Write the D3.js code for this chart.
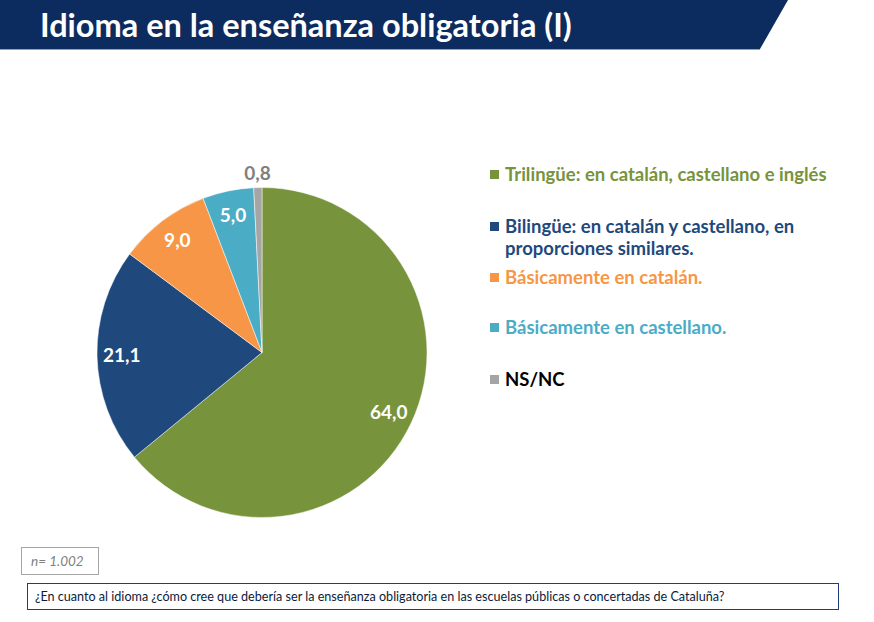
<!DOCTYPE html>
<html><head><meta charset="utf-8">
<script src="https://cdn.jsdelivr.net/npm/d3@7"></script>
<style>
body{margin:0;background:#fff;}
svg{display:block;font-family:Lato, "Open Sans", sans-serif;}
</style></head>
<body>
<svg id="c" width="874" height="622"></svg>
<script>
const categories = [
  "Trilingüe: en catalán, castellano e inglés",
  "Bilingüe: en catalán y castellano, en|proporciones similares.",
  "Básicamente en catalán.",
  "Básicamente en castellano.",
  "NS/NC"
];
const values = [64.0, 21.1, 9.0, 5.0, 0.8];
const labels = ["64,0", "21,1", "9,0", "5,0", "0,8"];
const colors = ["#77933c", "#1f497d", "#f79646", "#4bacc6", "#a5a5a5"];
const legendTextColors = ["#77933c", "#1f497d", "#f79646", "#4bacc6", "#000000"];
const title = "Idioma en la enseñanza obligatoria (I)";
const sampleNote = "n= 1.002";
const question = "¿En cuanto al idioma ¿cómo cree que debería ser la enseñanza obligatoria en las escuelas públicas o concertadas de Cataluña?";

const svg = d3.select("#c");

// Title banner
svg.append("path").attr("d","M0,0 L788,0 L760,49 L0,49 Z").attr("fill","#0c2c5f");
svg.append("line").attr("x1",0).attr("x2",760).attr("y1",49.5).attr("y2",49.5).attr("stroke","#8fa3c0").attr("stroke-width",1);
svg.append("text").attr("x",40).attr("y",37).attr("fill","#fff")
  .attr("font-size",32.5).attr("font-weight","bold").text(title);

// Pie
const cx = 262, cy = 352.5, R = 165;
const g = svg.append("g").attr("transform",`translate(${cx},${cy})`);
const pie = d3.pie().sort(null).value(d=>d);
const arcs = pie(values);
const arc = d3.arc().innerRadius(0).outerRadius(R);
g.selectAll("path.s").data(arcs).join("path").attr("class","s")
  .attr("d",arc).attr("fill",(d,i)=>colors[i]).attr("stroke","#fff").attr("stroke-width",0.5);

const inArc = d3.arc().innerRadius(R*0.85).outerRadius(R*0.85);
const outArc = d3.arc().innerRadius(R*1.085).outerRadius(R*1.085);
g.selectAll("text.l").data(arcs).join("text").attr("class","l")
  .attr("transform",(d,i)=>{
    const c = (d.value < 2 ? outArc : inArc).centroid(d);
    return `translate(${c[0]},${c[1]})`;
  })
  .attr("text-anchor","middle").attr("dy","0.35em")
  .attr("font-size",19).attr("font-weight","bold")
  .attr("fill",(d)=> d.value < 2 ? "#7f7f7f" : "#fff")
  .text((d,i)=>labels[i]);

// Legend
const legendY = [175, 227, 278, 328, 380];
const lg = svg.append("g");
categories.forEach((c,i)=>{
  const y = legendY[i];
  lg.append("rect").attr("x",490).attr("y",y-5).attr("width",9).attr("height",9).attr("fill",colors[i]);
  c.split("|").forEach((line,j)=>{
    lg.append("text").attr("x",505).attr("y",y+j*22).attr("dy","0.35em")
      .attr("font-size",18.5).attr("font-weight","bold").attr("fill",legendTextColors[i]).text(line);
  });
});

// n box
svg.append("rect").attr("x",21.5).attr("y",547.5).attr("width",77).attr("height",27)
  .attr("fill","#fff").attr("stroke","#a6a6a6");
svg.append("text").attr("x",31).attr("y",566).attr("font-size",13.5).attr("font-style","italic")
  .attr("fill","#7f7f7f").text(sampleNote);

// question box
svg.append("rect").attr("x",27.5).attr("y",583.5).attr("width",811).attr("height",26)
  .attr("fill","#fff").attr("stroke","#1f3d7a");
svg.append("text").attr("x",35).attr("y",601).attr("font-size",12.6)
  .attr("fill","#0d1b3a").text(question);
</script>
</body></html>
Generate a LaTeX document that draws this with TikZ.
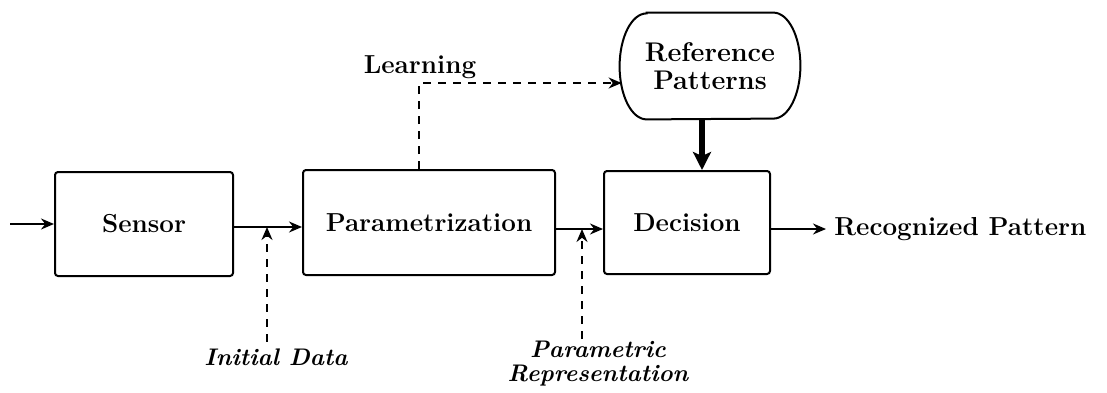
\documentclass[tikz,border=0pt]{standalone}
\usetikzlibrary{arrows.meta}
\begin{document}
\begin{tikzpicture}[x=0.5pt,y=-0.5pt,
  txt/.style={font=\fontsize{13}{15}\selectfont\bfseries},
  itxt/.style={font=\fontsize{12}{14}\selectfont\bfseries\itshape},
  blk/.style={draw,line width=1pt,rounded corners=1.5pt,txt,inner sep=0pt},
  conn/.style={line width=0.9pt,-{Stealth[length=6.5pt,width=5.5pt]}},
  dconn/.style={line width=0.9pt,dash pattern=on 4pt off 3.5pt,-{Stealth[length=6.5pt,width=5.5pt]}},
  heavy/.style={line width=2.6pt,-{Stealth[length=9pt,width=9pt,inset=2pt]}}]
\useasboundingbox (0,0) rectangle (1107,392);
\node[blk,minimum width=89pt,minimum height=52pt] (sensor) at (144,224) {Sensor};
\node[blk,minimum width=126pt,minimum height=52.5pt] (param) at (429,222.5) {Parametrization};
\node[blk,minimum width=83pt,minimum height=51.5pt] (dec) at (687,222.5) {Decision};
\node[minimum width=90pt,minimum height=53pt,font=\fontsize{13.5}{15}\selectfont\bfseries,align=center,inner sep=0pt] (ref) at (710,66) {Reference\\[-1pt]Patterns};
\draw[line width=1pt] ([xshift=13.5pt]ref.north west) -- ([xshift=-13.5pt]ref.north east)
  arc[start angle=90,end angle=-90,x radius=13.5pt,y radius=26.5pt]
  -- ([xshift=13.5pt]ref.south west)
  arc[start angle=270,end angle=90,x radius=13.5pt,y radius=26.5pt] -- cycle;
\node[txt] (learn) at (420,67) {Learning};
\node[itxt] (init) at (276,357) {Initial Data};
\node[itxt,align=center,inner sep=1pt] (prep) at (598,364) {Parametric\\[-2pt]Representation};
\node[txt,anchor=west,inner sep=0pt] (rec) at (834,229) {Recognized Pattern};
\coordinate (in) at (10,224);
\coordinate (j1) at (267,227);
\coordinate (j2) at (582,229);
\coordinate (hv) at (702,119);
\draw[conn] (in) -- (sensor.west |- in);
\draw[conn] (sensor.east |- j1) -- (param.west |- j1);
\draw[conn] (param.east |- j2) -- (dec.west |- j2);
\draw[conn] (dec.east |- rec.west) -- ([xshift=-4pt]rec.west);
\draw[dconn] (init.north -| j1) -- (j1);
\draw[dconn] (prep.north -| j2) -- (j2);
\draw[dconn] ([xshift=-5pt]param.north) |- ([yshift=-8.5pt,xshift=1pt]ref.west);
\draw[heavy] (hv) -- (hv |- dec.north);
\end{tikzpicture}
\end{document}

= = = =

Make an exact copy of all the material, but keep the pictures out of it.

Answer to this task:
Write the D3.js code for this chart.
<!DOCTYPE html>
<html><head><meta charset="utf-8">
<script src="https://cdn.jsdelivr.net/npm/d3@7"></script>
<style>
body{margin:0;background:#fff;}
svg{display:block;font-family:Lato, "Open Sans", sans-serif;}
</style></head>
<body>
<svg id="c" width="874" height="622"></svg>
<script>
const categories = [
  "Trilingüe: en catalán, castellano e inglés",
  "Bilingüe: en catalán y castellano, en|proporciones similares.",
  "Básicamente en catalán.",
  "Básicamente en castellano.",
  "NS/NC"
];
const values = [64.0, 21.1, 9.0, 5.0, 0.8];
const labels = ["64,0", "21,1", "9,0", "5,0", "0,8"];
const colors = ["#77933c", "#1f497d", "#f79646", "#4bacc6", "#a5a5a5"];
const legendTextColors = ["#77933c", "#1f497d", "#f79646", "#4bacc6", "#000000"];
const title = "Idioma en la enseñanza obligatoria (I)";
const sampleNote = "n= 1.002";
const question = "¿En cuanto al idioma ¿cómo cree que debería ser la enseñanza obligatoria en las escuelas públicas o concertadas de Cataluña?";

const svg = d3.select("#c");

// Title banner
svg.append("path").attr("d","M0,0 L788,0 L760,49 L0,49 Z").attr("fill","#0c2c5f");
svg.append("line").attr("x1",0).attr("x2",760).attr("y1",49.5).attr("y2",49.5).attr("stroke","#8fa3c0").attr("stroke-width",1);
svg.append("text").attr("x",40).attr("y",37).attr("fill","#fff")
  .attr("font-size",32.5).attr("font-weight","bold").text(title);

// Pie
const cx = 262, cy = 352.5, R = 165;
const g = svg.append("g").attr("transform",`translate(${cx},${cy})`);
const pie = d3.pie().sort(null).value(d=>d);
const arcs = pie(values);
const arc = d3.arc().innerRadius(0).outerRadius(R);
g.selectAll("path.s").data(arcs).join("path").attr("class","s")
  .attr("d",arc).attr("fill",(d,i)=>colors[i]).attr("stroke","#fff").attr("stroke-width",0.5);

const inArc = d3.arc().innerRadius(R*0.85).outerRadius(R*0.85);
const outArc = d3.arc().innerRadius(R*1.085).outerRadius(R*1.085);
g.selectAll("text.l").data(arcs).join("text").attr("class","l")
  .attr("transform",(d,i)=>{
    const c = (d.value < 2 ? outArc : inArc).centroid(d);
    return `translate(${c[0]},${c[1]})`;
  })
  .attr("text-anchor","middle").attr("dy","0.35em")
  .attr("font-size",19).attr("font-weight","bold")
  .attr("fill",(d)=> d.value < 2 ? "#7f7f7f" : "#fff")
  .text((d,i)=>labels[i]);

// Legend
const legendY = [175, 227, 278, 328, 380];
const lg = svg.append("g");
categories.forEach((c,i)=>{
  const y = legendY[i];
  lg.append("rect").attr("x",490).attr("y",y-5).attr("width",9).attr("height",9).attr("fill",colors[i]);
  c.split("|").forEach((line,j)=>{
    lg.append("text").attr("x",505).attr("y",y+j*22).attr("dy","0.35em")
      .attr("font-size",18.5).attr("font-weight","bold").attr("fill",legendTextColors[i]).text(line);
  });
});

// n box
svg.append("rect").attr("x",21.5).attr("y",547.5).attr("width",77).attr("height",27)
  .attr("fill","#fff").attr("stroke","#a6a6a6");
svg.append("text").attr("x",31).attr("y",566).attr("font-size",13.5).attr("font-style","italic")
  .attr("fill","#7f7f7f").text(sampleNote);

// question box
svg.append("rect").attr("x",27.5).attr("y",583.5).attr("width",811).attr("height",26)
  .attr("fill","#fff").attr("stroke","#1f3d7a");
svg.append("text").attr("x",35).attr("y",601).attr("font-size",12.6)
  .attr("fill","#0d1b3a").text(question);
</script>
</body></html>
Generate a LaTeX document that draws this with TikZ.
\documentclass[tikz,border=0pt]{standalone}
\usetikzlibrary{arrows.meta}
\begin{document}
\begin{tikzpicture}[x=0.5pt,y=-0.5pt,
  txt/.style={font=\fontsize{13}{15}\selectfont\bfseries},
  itxt/.style={font=\fontsize{12}{14}\selectfont\bfseries\itshape},
  blk/.style={draw,line width=1pt,rounded corners=1.5pt,txt,inner sep=0pt},
  conn/.style={line width=0.9pt,-{Stealth[length=6.5pt,width=5.5pt]}},
  dconn/.style={line width=0.9pt,dash pattern=on 4pt off 3.5pt,-{Stealth[length=6.5pt,width=5.5pt]}},
  heavy/.style={line width=2.6pt,-{Stealth[length=9pt,width=9pt,inset=2pt]}}]
\useasboundingbox (0,0) rectangle (1107,392);
\node[blk,minimum width=89pt,minimum height=52pt] (sensor) at (144,224) {Sensor};
\node[blk,minimum width=126pt,minimum height=52.5pt] (param) at (429,222.5) {Parametrization};
\node[blk,minimum width=83pt,minimum height=51.5pt] (dec) at (687,222.5) {Decision};
\node[minimum width=90pt,minimum height=53pt,font=\fontsize{13.5}{15}\selectfont\bfseries,align=center,inner sep=0pt] (ref) at (710,66) {Reference\\[-1pt]Patterns};
\draw[line width=1pt] ([xshift=13.5pt]ref.north west) -- ([xshift=-13.5pt]ref.north east)
  arc[start angle=90,end angle=-90,x radius=13.5pt,y radius=26.5pt]
  -- ([xshift=13.5pt]ref.south west)
  arc[start angle=270,end angle=90,x radius=13.5pt,y radius=26.5pt] -- cycle;
\node[txt] (learn) at (420,67) {Learning};
\node[itxt] (init) at (276,357) {Initial Data};
\node[itxt,align=center,inner sep=1pt] (prep) at (598,364) {Parametric\\[-2pt]Representation};
\node[txt,anchor=west,inner sep=0pt] (rec) at (834,229) {Recognized Pattern};
\coordinate (in) at (10,224);
\coordinate (j1) at (267,227);
\coordinate (j2) at (582,229);
\coordinate (hv) at (702,119);
\draw[conn] (in) -- (sensor.west |- in);
\draw[conn] (sensor.east |- j1) -- (param.west |- j1);
\draw[conn] (param.east |- j2) -- (dec.west |- j2);
\draw[conn] (dec.east |- rec.west) -- ([xshift=-4pt]rec.west);
\draw[dconn] (init.north -| j1) -- (j1);
\draw[dconn] (prep.north -| j2) -- (j2);
\draw[dconn] ([xshift=-5pt]param.north) |- ([yshift=-8.5pt,xshift=1pt]ref.west);
\draw[heavy] (hv) -- (hv |- dec.north);
\end{tikzpicture}
\end{document}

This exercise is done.